REQUEST:
The material below has pictures in it. Set down only the lines from the line containing "Write the React, TypeScript" through the line containing "0, 0.005, 0.01]", word for word, and leave the pictures behind.

::::::::

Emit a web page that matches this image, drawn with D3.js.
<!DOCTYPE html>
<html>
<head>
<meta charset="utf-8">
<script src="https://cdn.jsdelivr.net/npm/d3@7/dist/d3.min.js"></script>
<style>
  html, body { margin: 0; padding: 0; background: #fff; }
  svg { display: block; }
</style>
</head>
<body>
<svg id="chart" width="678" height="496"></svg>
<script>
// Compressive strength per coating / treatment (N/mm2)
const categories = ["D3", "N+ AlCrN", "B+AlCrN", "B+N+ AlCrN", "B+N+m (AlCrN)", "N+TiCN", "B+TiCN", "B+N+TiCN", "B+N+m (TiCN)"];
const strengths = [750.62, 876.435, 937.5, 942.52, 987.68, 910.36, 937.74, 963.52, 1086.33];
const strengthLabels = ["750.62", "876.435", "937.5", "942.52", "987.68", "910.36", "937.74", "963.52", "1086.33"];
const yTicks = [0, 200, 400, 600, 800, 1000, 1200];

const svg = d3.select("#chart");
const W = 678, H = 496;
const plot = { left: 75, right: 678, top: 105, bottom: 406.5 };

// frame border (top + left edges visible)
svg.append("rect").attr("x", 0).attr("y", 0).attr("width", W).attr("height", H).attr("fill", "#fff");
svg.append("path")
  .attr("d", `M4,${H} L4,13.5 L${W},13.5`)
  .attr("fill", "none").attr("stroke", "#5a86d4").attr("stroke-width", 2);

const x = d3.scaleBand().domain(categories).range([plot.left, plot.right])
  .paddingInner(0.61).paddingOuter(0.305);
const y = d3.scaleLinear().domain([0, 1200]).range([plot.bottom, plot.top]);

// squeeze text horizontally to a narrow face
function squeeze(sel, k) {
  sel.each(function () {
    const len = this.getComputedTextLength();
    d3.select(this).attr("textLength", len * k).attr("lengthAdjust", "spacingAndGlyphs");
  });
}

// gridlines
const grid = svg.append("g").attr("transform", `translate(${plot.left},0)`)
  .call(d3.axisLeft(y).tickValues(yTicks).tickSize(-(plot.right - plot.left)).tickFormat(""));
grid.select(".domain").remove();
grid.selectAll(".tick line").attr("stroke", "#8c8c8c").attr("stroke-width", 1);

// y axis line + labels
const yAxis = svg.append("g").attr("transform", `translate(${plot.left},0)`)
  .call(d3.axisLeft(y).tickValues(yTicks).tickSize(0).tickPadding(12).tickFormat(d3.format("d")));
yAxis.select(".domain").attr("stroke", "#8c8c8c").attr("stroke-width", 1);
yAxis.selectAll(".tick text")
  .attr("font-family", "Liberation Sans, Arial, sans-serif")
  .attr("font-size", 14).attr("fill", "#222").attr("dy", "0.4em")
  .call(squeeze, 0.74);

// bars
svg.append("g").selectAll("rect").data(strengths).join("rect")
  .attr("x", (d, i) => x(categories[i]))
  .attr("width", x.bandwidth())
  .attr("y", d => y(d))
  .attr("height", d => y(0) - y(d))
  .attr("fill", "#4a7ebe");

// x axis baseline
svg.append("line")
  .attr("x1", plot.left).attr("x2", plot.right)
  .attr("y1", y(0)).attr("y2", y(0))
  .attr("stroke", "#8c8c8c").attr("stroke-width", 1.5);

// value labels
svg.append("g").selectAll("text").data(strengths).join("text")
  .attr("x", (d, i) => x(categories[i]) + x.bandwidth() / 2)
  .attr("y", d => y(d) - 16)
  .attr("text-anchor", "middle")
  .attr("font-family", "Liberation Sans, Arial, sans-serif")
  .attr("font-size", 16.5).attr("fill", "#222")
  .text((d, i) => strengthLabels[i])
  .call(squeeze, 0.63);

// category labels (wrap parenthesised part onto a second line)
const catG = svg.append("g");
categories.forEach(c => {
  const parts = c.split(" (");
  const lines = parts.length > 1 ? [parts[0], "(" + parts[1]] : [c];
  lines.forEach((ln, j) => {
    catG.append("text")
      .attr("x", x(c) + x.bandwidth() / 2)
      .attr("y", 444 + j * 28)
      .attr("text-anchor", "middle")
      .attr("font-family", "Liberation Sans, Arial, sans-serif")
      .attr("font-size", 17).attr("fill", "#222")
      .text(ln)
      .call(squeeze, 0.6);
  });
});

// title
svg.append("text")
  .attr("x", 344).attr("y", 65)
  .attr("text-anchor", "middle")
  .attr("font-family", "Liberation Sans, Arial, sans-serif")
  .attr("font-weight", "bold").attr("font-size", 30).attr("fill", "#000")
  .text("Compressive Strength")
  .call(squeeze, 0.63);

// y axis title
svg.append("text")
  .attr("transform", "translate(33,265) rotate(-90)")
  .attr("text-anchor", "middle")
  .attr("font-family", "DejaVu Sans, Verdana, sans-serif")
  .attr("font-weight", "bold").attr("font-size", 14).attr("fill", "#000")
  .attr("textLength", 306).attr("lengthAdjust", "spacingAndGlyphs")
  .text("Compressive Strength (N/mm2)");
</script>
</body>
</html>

::::::::

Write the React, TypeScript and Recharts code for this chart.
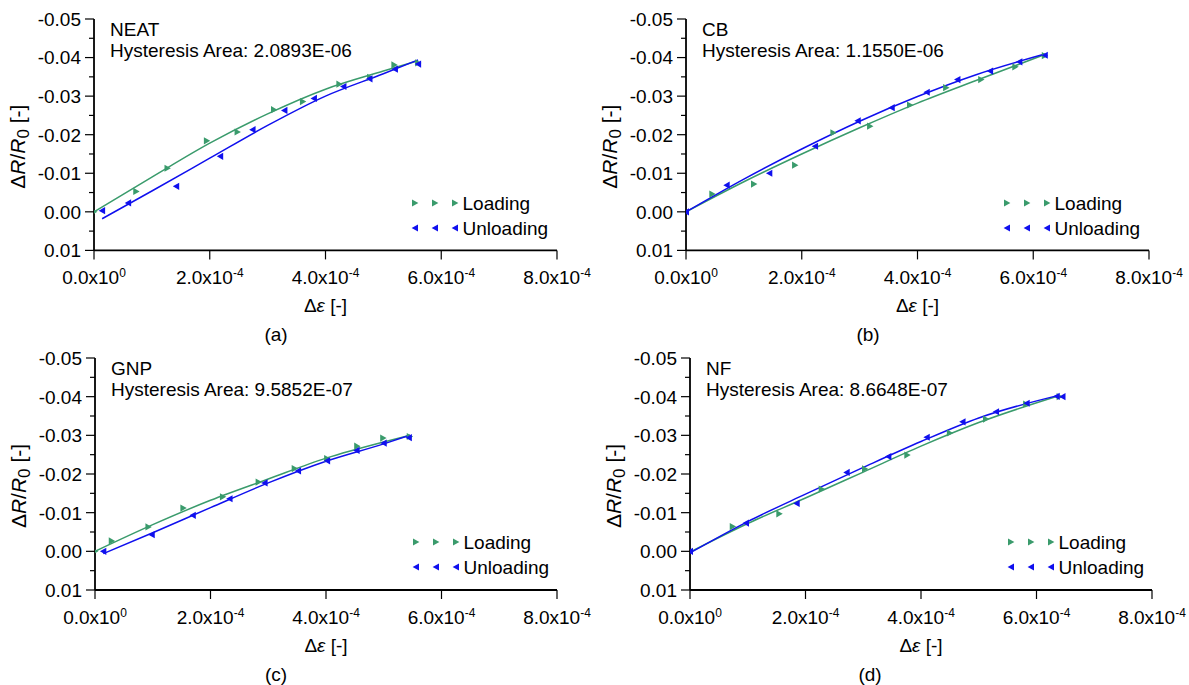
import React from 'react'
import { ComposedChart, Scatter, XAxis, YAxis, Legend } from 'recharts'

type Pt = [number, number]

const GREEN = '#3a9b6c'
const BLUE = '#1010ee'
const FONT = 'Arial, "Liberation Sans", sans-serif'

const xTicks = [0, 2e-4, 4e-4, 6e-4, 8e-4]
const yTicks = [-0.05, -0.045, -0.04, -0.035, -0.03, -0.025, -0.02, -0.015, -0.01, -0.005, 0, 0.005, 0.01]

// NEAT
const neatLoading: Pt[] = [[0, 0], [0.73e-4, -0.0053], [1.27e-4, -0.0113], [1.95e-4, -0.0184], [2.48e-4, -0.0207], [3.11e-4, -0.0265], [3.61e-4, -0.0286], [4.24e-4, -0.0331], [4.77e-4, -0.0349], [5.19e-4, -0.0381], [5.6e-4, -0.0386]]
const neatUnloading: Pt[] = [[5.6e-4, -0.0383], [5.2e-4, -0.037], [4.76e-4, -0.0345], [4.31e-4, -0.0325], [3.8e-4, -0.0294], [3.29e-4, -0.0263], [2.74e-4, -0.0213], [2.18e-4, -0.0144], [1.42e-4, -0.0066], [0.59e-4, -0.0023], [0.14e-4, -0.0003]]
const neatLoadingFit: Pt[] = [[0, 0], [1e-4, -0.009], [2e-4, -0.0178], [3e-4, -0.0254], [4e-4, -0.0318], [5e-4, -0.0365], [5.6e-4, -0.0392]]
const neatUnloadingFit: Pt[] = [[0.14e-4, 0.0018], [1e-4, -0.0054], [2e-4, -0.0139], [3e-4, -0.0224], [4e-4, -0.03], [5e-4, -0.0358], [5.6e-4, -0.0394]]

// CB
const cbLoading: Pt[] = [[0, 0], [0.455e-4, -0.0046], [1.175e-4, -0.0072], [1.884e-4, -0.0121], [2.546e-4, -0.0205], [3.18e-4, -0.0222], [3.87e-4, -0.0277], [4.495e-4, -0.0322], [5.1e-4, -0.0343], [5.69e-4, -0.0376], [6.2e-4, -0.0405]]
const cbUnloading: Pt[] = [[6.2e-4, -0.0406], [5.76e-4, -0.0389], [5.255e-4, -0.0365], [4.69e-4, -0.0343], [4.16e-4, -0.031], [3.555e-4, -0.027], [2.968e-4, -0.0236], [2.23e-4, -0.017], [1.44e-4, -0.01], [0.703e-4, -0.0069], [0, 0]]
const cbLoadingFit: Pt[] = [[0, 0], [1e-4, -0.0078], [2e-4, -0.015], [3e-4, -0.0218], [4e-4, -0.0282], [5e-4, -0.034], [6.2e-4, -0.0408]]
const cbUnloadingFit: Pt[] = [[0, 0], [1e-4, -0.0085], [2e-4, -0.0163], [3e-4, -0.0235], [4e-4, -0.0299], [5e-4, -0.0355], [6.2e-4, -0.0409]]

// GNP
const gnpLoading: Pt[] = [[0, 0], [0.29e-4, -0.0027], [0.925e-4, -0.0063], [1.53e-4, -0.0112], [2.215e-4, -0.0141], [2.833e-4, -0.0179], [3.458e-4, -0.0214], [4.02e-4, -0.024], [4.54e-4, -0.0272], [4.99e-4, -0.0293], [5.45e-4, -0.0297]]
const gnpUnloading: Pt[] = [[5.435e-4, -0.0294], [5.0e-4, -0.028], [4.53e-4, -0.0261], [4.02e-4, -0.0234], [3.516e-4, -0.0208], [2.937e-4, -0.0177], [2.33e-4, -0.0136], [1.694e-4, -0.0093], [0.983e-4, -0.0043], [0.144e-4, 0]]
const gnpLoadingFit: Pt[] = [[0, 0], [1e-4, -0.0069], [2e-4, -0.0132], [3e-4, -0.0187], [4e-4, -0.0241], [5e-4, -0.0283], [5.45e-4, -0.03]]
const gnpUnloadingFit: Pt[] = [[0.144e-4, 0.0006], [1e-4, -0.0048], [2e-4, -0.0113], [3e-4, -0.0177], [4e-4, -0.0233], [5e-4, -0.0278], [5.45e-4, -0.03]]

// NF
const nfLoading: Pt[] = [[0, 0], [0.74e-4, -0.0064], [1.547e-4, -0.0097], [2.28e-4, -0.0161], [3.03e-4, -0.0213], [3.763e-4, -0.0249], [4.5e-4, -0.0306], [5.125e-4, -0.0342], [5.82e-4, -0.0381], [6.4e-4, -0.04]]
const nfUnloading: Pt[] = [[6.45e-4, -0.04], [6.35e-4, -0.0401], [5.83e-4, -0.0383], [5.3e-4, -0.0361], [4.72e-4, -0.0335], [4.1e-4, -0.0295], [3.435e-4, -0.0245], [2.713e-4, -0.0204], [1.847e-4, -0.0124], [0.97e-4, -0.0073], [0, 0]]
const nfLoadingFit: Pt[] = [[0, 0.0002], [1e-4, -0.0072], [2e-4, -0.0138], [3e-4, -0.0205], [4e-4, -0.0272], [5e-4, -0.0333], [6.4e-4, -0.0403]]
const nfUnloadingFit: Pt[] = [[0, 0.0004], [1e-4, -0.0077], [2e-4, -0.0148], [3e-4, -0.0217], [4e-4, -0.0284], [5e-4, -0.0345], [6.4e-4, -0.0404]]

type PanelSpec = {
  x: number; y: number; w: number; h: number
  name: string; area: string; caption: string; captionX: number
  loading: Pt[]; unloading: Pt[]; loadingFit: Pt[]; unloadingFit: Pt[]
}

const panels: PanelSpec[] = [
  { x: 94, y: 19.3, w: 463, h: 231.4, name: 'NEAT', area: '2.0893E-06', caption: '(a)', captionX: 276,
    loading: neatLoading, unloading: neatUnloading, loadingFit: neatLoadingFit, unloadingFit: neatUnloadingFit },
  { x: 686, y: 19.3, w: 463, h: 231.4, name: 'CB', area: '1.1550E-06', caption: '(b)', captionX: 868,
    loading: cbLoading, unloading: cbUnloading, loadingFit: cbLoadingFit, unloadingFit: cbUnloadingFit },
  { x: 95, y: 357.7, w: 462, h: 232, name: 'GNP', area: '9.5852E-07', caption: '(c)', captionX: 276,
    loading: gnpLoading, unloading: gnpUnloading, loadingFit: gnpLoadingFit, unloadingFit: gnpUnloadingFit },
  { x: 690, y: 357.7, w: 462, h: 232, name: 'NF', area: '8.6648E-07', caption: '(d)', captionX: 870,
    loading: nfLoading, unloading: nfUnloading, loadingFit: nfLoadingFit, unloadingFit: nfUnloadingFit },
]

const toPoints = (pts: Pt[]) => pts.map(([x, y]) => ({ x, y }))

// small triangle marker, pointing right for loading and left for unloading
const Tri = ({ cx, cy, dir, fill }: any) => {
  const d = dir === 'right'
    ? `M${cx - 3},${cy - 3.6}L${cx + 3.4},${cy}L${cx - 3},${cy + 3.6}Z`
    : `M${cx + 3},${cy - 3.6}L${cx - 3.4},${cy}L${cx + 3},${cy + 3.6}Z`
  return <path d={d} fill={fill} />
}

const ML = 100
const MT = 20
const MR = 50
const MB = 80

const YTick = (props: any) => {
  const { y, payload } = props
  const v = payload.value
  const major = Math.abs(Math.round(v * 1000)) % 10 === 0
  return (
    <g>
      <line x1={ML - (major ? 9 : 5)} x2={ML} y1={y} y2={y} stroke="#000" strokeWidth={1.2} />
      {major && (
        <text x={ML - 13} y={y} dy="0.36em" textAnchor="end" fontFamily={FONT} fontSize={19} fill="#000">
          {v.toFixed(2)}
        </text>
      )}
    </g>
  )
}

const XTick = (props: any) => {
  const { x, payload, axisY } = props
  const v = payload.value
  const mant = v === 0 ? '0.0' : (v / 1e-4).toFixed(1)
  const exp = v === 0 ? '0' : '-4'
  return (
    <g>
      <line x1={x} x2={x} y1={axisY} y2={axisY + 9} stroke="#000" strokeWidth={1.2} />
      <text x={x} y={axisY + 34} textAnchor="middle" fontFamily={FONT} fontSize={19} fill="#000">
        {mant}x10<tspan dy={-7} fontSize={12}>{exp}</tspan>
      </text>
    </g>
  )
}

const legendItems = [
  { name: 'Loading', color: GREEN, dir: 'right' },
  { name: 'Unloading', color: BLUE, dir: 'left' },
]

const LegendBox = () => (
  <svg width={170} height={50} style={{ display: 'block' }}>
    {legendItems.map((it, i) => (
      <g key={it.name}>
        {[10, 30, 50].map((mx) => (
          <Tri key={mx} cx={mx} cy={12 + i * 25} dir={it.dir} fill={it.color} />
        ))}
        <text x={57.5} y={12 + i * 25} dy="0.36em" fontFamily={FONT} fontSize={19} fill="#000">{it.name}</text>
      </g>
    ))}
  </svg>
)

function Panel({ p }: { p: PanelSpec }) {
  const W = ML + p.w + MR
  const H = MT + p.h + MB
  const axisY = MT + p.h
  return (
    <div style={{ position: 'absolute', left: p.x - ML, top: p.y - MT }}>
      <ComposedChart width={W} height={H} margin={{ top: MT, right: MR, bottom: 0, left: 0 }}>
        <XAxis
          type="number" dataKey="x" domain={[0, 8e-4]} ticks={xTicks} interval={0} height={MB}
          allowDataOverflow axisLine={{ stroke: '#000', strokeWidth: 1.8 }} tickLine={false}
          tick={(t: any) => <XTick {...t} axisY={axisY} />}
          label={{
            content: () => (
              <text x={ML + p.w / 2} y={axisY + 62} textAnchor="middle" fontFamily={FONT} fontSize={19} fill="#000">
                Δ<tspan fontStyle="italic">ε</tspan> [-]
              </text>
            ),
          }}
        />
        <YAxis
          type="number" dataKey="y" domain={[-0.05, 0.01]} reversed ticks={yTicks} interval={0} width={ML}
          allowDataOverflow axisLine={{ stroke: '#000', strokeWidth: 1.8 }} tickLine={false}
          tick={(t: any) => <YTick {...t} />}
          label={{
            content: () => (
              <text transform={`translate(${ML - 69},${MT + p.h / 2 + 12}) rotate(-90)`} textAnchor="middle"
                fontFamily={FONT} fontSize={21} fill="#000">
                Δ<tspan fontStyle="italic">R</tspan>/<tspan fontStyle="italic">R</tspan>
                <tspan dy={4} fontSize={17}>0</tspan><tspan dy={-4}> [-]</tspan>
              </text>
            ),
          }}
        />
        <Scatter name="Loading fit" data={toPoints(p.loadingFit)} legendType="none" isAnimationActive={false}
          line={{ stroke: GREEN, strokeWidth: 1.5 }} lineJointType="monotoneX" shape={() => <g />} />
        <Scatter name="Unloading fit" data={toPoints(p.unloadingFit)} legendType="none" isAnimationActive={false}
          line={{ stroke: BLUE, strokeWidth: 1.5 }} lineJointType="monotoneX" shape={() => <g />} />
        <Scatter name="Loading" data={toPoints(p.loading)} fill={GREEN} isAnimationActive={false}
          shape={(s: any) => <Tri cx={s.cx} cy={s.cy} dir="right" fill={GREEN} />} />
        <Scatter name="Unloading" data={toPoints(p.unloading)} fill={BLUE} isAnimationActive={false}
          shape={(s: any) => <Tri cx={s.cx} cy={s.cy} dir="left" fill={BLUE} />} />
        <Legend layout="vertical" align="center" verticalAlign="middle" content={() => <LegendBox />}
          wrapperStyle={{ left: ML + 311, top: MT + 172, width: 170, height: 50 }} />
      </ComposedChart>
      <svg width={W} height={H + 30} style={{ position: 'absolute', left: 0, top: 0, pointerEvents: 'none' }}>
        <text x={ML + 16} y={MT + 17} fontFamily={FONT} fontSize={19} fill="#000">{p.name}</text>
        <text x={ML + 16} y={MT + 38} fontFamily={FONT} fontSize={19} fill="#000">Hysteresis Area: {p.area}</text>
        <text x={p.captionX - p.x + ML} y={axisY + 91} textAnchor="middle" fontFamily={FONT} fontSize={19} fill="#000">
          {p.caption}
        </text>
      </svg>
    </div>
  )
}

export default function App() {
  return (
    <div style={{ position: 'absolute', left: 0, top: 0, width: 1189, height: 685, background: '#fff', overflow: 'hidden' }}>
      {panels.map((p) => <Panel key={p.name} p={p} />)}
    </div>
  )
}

::::::::

RESULT:
Write the React, TypeScript and Recharts code for this chart.
import React from 'react'
import { ComposedChart, Scatter, XAxis, YAxis, Legend } from 'recharts'

type Pt = [number, number]

const GREEN = '#3a9b6c'
const BLUE = '#1010ee'
const FONT = 'Arial, "Liberation Sans", sans-serif'

const xTicks = [0, 2e-4, 4e-4, 6e-4, 8e-4]
const yTicks = [-0.05, -0.045, -0.04, -0.035, -0.03, -0.025, -0.02, -0.015, -0.01, -0.005, 0, 0.005, 0.01]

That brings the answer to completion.